Instruction should be offered to the mothers for their own sake and for the sake of the children and the benefit of the State; it should be offered to the fathers for their own sake and for the sake of increasing their earning capacity and of promoting home comforts, and for the sake of a more intelligent exercise of the right of suffrage so as to help maintain good government for the State. Instruction should be offered to the young men and young women who have missed opportunities earlier in life, but may yet take hold of instruction and make achievements.
The instruction of all the illiterates in the State will not only give to Kentucky a higher rank, educationally, among the states, but will give her a new and distinct position as the first Commonwealth which has ever attempted to accomplish such a great and important work.
I call upon all to help in the cause of education of those under twenty-one years of age and those upward of twenty-one years of age, and I appeal to every public and private school teacher, every professor in our high schools, colleges and universities, all public officials, every representative of the press, every professional man, every farmer, mechanic and business man and every woman who loves the blessings of education, and to all who desire to promote religion, science, literature or art, or to advance progress or improvement in any line, all who desire to lessen crime, to help in the great work of teaching adult illiterates, both male and female, to read and write and spell and to encourage them to seek knowledge and to add to their acquirements through moonlight schools in illuminated school houses where education is as free as the air we breathe, and where all may come to edify themselves and to drink of the water of life freely.
In testimony whereof, I have caused these letters to be made patent and the seal of the Commonwealth to be hereunto affixed. Done at Frankfort the 21st day of September, in the year of our Lord one thousand nine hundred and fourteen, and in the one hundred and twenty-third year of the commonwealth.
JAMES B. MCCREARY, Governor. C. E. CRECELIUS, Secretary of State.
(seal)
CECIL H. VANSANT, Assistant Secretary of State.

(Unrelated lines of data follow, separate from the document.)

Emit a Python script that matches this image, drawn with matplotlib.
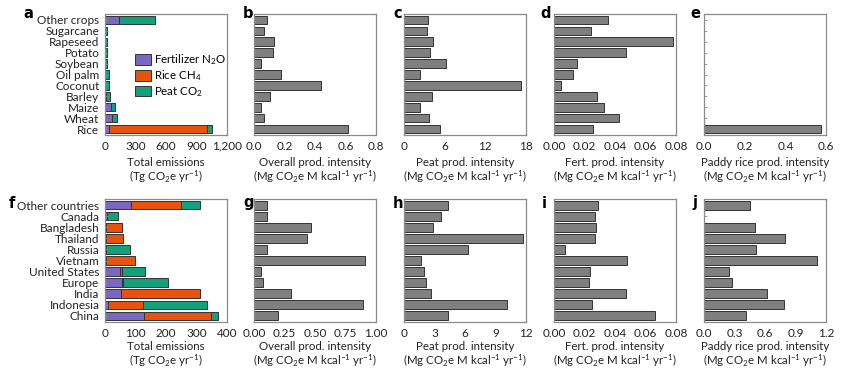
import matplotlib
matplotlib.use("Agg")
import matplotlib.pyplot as plt
import numpy as np

plt.rcParams['font.family'] = ['Lato', 'DejaVu Sans']
plt.rcParams['mathtext.fontset'] = 'custom'
plt.rcParams['mathtext.rm'] = 'Lato'
plt.rcParams['mathtext.it'] = 'Lato:italic'

# ---------------- data ----------------
crops = ["Rice", "Wheat", "Maize", "Barley", "Coconut", "Oil palm", "Soybean",
         "Potato", "Rapeseed", "Sugarcane", "Other crops"]
crop_n2o = [40, 73, 60, 8, 2, 2, 2, 2, 2, 2, 139]
crop_ch4 = [965, 0, 0, 0, 0, 0, 0, 0, 0, 0, 0]
crop_peat = [45, 47, 40, 38, 34, 34, 18, 18, 18, 18, 351]
crop_overall = [0.616, 0.067, 0.048, 0.108, 0.44, 0.18, 0.048, 0.123, 0.134, 0.063, 0.082]
crop_peat_int = [5.28, 3.7, 2.32, 4.2, 17.2, 2.32, 6.27, 3.85, 4.35, 3.36, 3.6]
crop_fert_int = [0.0254, 0.0424, 0.0327, 0.0283, 0.0049, 0.0124, 0.015, 0.0475, 0.0778, 0.0243, 0.0356]
crop_paddy_int = [0.575, 0, 0, 0, 0, 0, 0, 0, 0, 0, 0]

countries = ["China", "Indonesia", "India", "Europe", "United States", "Vietnam",
             "Russia", "Thailand", "Bangladesh", "Canada", "Other countries"]
ctry_n2o = [127, 11, 51, 56, 49, 4, 2, 4, 3, 7, 86]
ctry_ch4 = [220, 112, 259, 4, 7, 94, 0, 56, 52, 0, 164]
ctry_peat = [25, 211, 0, 147, 74, 0, 79, 0, 0, 35, 60]
ctry_overall = [0.198, 0.89, 0.30, 0.073, 0.06, 0.913, 0.103, 0.432, 0.465, 0.103, 0.103]
ctry_peat_int = [4.37, 10.1, 2.7, 2.13, 2.0, 1.7, 6.3, 11.73, 2.9, 3.63, 4.37]
ctry_fert_int = [0.0662, 0.0248, 0.047, 0.0231, 0.0237, 0.0479, 0.007, 0.0272, 0.0277, 0.0266, 0.0286]
ctry_paddy_int = [0.41, 0.785, 0.62, 0.28, 0.242, 1.115, 0.507, 0.80, 0.504, 0, 0.448]

top_ticks = [[0, 300, 600, 900, 1200], [0.0, 0.2, 0.4, 0.6, 0.8], [0, 6, 12, 18],
             [0.00, 0.02, 0.04, 0.06, 0.08], [0.0, 0.2, 0.4, 0.6]]
top_ticklabels = [["0", "300", "600", "900", "1,200"], ["0.0", "0.2", "0.4", "0.6", "0.8"],
                  ["0", "6", "12", "18"], ["0.00", "0.02", "0.04", "0.06", "0.08"],
                  ["0.0", "0.2", "0.4", "0.6"]]
bot_ticks = [[0, 100, 200, 300, 400], [0.0, 0.25, 0.5, 0.75, 1.0], [0, 3, 6, 9, 12],
             [0.00, 0.02, 0.04, 0.06, 0.08], [0.0, 0.3, 0.6, 0.9, 1.2]]
bot_ticklabels = [["0", "100", "200", "300", "400"], ["0.00", "0.25", "0.50", "0.75", "1.00"],
                  ["0", "3", "6", "9", "12"], ["0.00", "0.02", "0.04", "0.06", "0.08"],
                  ["0.0", "0.3", "0.6", "0.9", "1.2"]]

xlabel_line1 = ["Total emissions", "Overall prod. intensity", "Peat prod. intensity",
                "Fert. prod. intensity", "Paddy rice prod. intensity"]
unit_tg = "(Tg CO$_2$e yr$^{-1}$)"
unit_mg = "(Mg CO$_2$e M kcal$^{-1}$ yr$^{-1}$)"
xlabel_line2 = [unit_tg, unit_mg, unit_mg, unit_mg, unit_mg]

C_N2O = "#7a67c4"
C_CH4 = "#e8520c"
C_PEAT = "#13a17b"
C_GREY = "#7f7f7f"
SPINE = "#8a8a8a"
TXT = "#222222"

W, H = 842, 373
fig = plt.figure(figsize=(W / 100, H / 100), dpi=100)

lefts = [105, 254, 404, 554, 704]
axw = 122
rows = [(14, 135), (199, 322)]
FS = 8.5
LFS = 8.3


def make_ax(x0, ytop, ybot):
    return fig.add_axes([x0 / W, 1 - ybot / H, axw / W, (ybot - ytop) / H])


def style(ax, ticks, labels, show_y, cats):
    ax.set_xlim(ticks[0], ticks[-1])
    ax.set_ylim(-0.55, len(cats) - 0.45)
    ax.set_xticks(ticks)
    ax.set_xticklabels(labels)
    ax.set_yticks(np.arange(len(cats)))
    if show_y:
        ax.set_yticklabels(cats)
    else:
        ax.set_yticklabels([])
    ax.tick_params(axis='x', length=0, labelsize=FS, pad=4, colors=TXT)
    ax.tick_params(axis='y', direction='in', length=2, width=0.6, colors=SPINE,
                   labelsize=FS, pad=4, labelcolor=TXT)
    for s in ax.spines.values():
        s.set_color(SPINE)
        s.set_linewidth(0.9)


def stacked(ax, cats, n2o, ch4, peat):
    y = np.arange(len(cats))
    kw = dict(height=0.78, edgecolor='#333333', linewidth=0.7)
    ax.barh(y, n2o, color=C_N2O, label="Fertilizer N$_2$O", **kw)
    ax.barh(y, ch4, left=n2o, color=C_CH4, label="Rice CH$_4$", **kw)
    ax.barh(y, peat, left=np.array(n2o) + np.array(ch4), color=C_PEAT,
            label="Peat CO$_2$", **kw)


def grey(ax, cats, vals):
    y = np.arange(len(cats))
    v = np.array(vals, dtype=float)
    mask = v > 0
    ax.barh(y[mask], v[mask], height=0.8, color=C_GREY, edgecolor='#333333', linewidth=0.7)


top_vals = [None, crop_overall, crop_peat_int, crop_fert_int, crop_paddy_int]
bot_vals = [None, ctry_overall, ctry_peat_int, ctry_fert_int, ctry_paddy_int]

top_letters = [("a", 23, 13), ("b", 243, 13), ("c", 393, 13), ("d", 540, 13), ("e", 690, 13)]
bot_letters = [("f", 9, 204), ("g", 243, 203), ("h", 393, 203), ("i", 542, 203), ("j", 692, 203)]
label_y = [(162, 177), (347, 361)]

for r, (cats, n2o, ch4, peat, vals, ticks, tlabels, letters) in enumerate([
        (crops, crop_n2o, crop_ch4, crop_peat, top_vals, top_ticks, top_ticklabels, top_letters),
        (countries, ctry_n2o, ctry_ch4, ctry_peat, bot_vals, bot_ticks, bot_ticklabels, bot_letters)]):
    ytop, ybot = rows[r]
    for i in range(5):
        ax = make_ax(lefts[i], ytop, ybot)
        if i == 0:
            stacked(ax, cats, n2o, ch4, peat)
        else:
            grey(ax, cats, vals[i])
        style(ax, ticks[i], tlabels[i], i == 0, cats)
        if r == 0 and i == 0:
            ax.legend(loc='upper left', bbox_to_anchor=(0.21, 0.72), frameon=False,
                      fontsize=LFS, handlelength=1.35, handleheight=1.05,
                      handletextpad=0.3, labelspacing=0.12, borderaxespad=0)
        cx = (lefts[i] + axw / 2) / W
        fig.text(cx, 1 - label_y[r][0] / H, xlabel_line1[i], fontsize=LFS,
                 ha='center', va='center', color=TXT)
        fig.text(cx, 1 - label_y[r][1] / H, xlabel_line2[i], fontsize=LFS,
                 ha='center', va='center', color=TXT)
        lt, lx, ly = letters[i]
        fig.text(lx / W, 1 - ly / H, lt, fontsize=10.5, fontweight='bold',
                 ha='left', va='center', family='DejaVu Sans')

fig.savefig("out.png", dpi=100)
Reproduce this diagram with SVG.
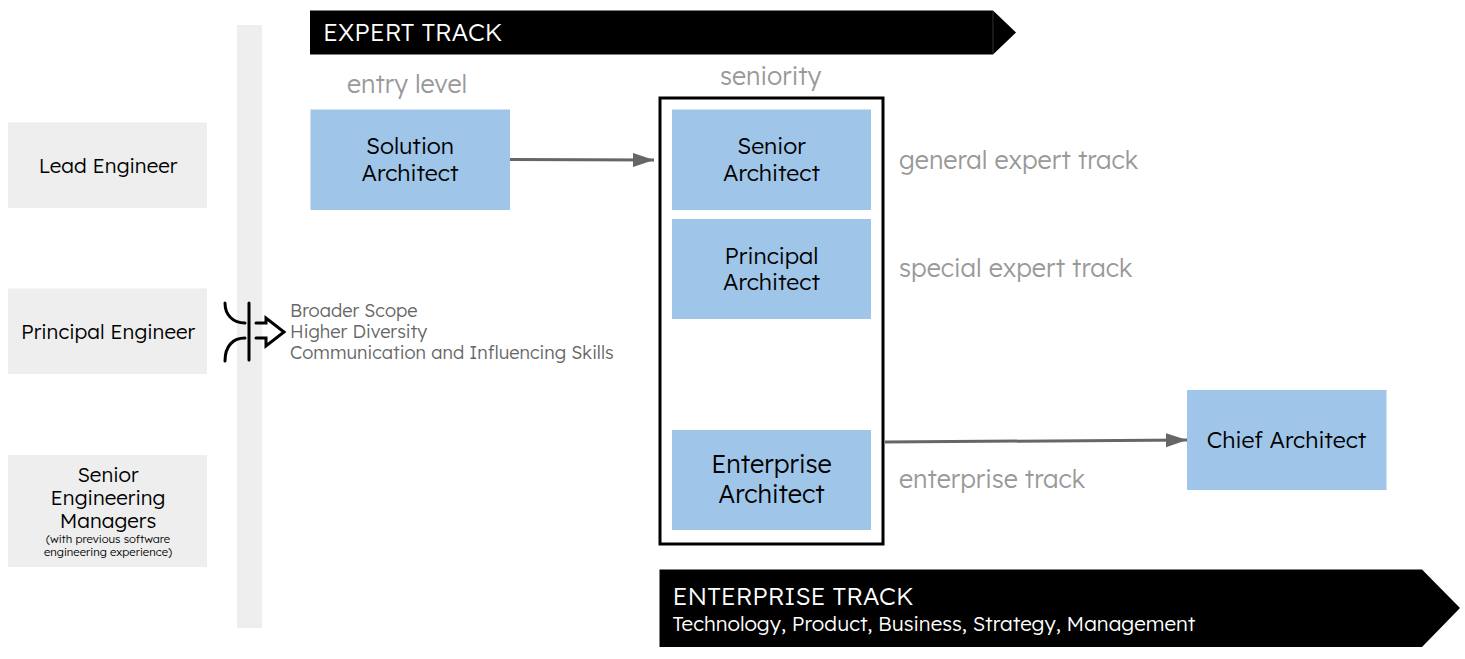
<svg xmlns="http://www.w3.org/2000/svg" width="1465" height="659" viewBox="0 0 1465 659">
<style>
text{font-family:Lexend,"Noto Sans",Inter,"Liberation Sans",sans-serif;font-weight:300;text-anchor:middle;fill:#000}
.g{fill:#eeeeee}.b{fill:#9fc5e8}
.t{font-size:20.500px}
.a{font-size:23px}
.m{font-size:25.100px;fill:#999;text-anchor:start}
.s{font-size:18.200px;fill:#666;text-anchor:start}
.w{fill:#fff;text-anchor:start}
.c{fill:none;stroke:#666;stroke-width:3}
</style>
<defs><marker id="a" markerUnits="userSpaceOnUse" markerWidth="22" markerHeight="16" refX="21" refY="8" orient="auto"><path d="M0 1L21 8L0 15Z" fill="#666"/></marker></defs>
<rect width="1465" height="659" fill="#fff"/>
<rect class="g" x="237" y="25" width="25" height="603"/>
<g id="lead"><rect class="g" x="8" y="122.500" width="199" height="85.500"/><text class="t" x="108" y="173">Lead Engineer</text></g>
<g id="principal-eng"><rect class="g" x="8" y="288.500" width="199" height="85.500"/><text class="t" x="108" y="339">Principal Engineer</text></g>
<g id="sem"><rect class="g" x="8" y="455" width="199" height="112"/><text class="t" x="108" y="482">Senior</text><text class="t" x="108" y="505">Engineering</text><text class="t" x="108" y="528">Managers</text><text font-size="11.300" x="108" y="543">(with previous software</text><text font-size="11.300" x="108" y="556">engineering experience)</text></g>
<g id="merge" fill="none" stroke="#000" stroke-width="3" stroke-linecap="round"><path d="M249 303V360"/><path d="M225 303C225 315 233 323 245 323M225 361C225 346 233 338 245 338"/><path d="M256 323H266V318L284 332L266 346V338H256"/></g>
<g id="notes"><text class="s" x="290" y="317">Broader Scope</text><text class="s" x="290" y="338">Higher Diversity</text><text class="s" x="290" y="359">Communication and Influencing Skills</text></g>
<g id="expert-track"><path d="M310 10.500H993L1016 32.500L993 54.500H310Z" fill="#000"/><path d="M993 11V54" stroke="#333" fill="none"/><text class="w" x="323" y="41" font-size="25">EXPERT TRACK</text></g>
<g id="enterprise-banner"><path d="M659.500 569.500H1422L1460 608L1422 647H659.500Z" fill="#000"/><text class="w" x="672.500" y="605" font-size="25">ENTERPRISE TRACK</text><text class="w" x="672.500" y="631" font-size="20.500">Technology, Product, Business, Strategy, Management</text></g>
<text class="m" x="347" y="93">entry level</text><text class="m" x="720" y="85">seniority</text>
<rect x="660" y="98" width="223" height="446" fill="none" stroke="#000" stroke-width="3"/>
<g id="solution"><rect class="b" x="310.500" y="109.500" width="199.500" height="100.500"/><text class="a" x="410" y="154">Solution</text><text class="a" x="410" y="181">Architect</text></g>
<g id="senior"><rect class="b" x="672" y="109.500" width="199" height="100.500"/><text class="a" x="771.500" y="154">Senior</text><text class="a" x="771.500" y="181">Architect</text></g>
<g id="principal"><rect class="b" x="672" y="219" width="199" height="100"/><text class="a" x="771.500" y="263.500">Principal</text><text class="a" x="771.500" y="290">Architect</text></g>
<g id="enterprise"><rect class="b" x="672" y="430" width="199" height="100"/><text x="771.500" y="473" font-size="25.300">Enterprise</text><text x="771.500" y="503" font-size="25.300">Architect</text></g>
<g id="chief"><rect class="b" x="1187" y="390" width="199.500" height="100"/><text class="a" x="1286.500" y="448">Chief Architect</text></g>
<text class="m" x="899" y="168.500">general expert track</text><text class="m" x="899" y="277">special expert track</text><text class="m" x="899" y="488">enterprise track</text>
<g id="connectors"><path class="c" d="M510 159.500L654 160" marker-end="url(#a)"/><path class="c" d="M885 442L1187 440" marker-end="url(#a)"/></g>
</svg>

The United States Bureau of Education, at this time, made Kentucky’s campaign against illiteracy the occasion for a second notice to the public. In this bulletin, which was headed “Kentucky Wars on Illiteracy,” the Commissioner of Education said:
It will be a part of the lasting glory of the State of Kentucky that it has taken the lead in this movement. It is the first state to offer to all the people, of whatever age, an opportunity to learn to read and write, and thus break away from the prison wall of sense and silence within which the illiterate man and woman must live. Whatever else Governor James B. McCreary may do for his State, this proclamation and his recommendation to the legislature that it provide for the appointment of an Illiteracy Commission must always be accounted among his wisest and most important acts.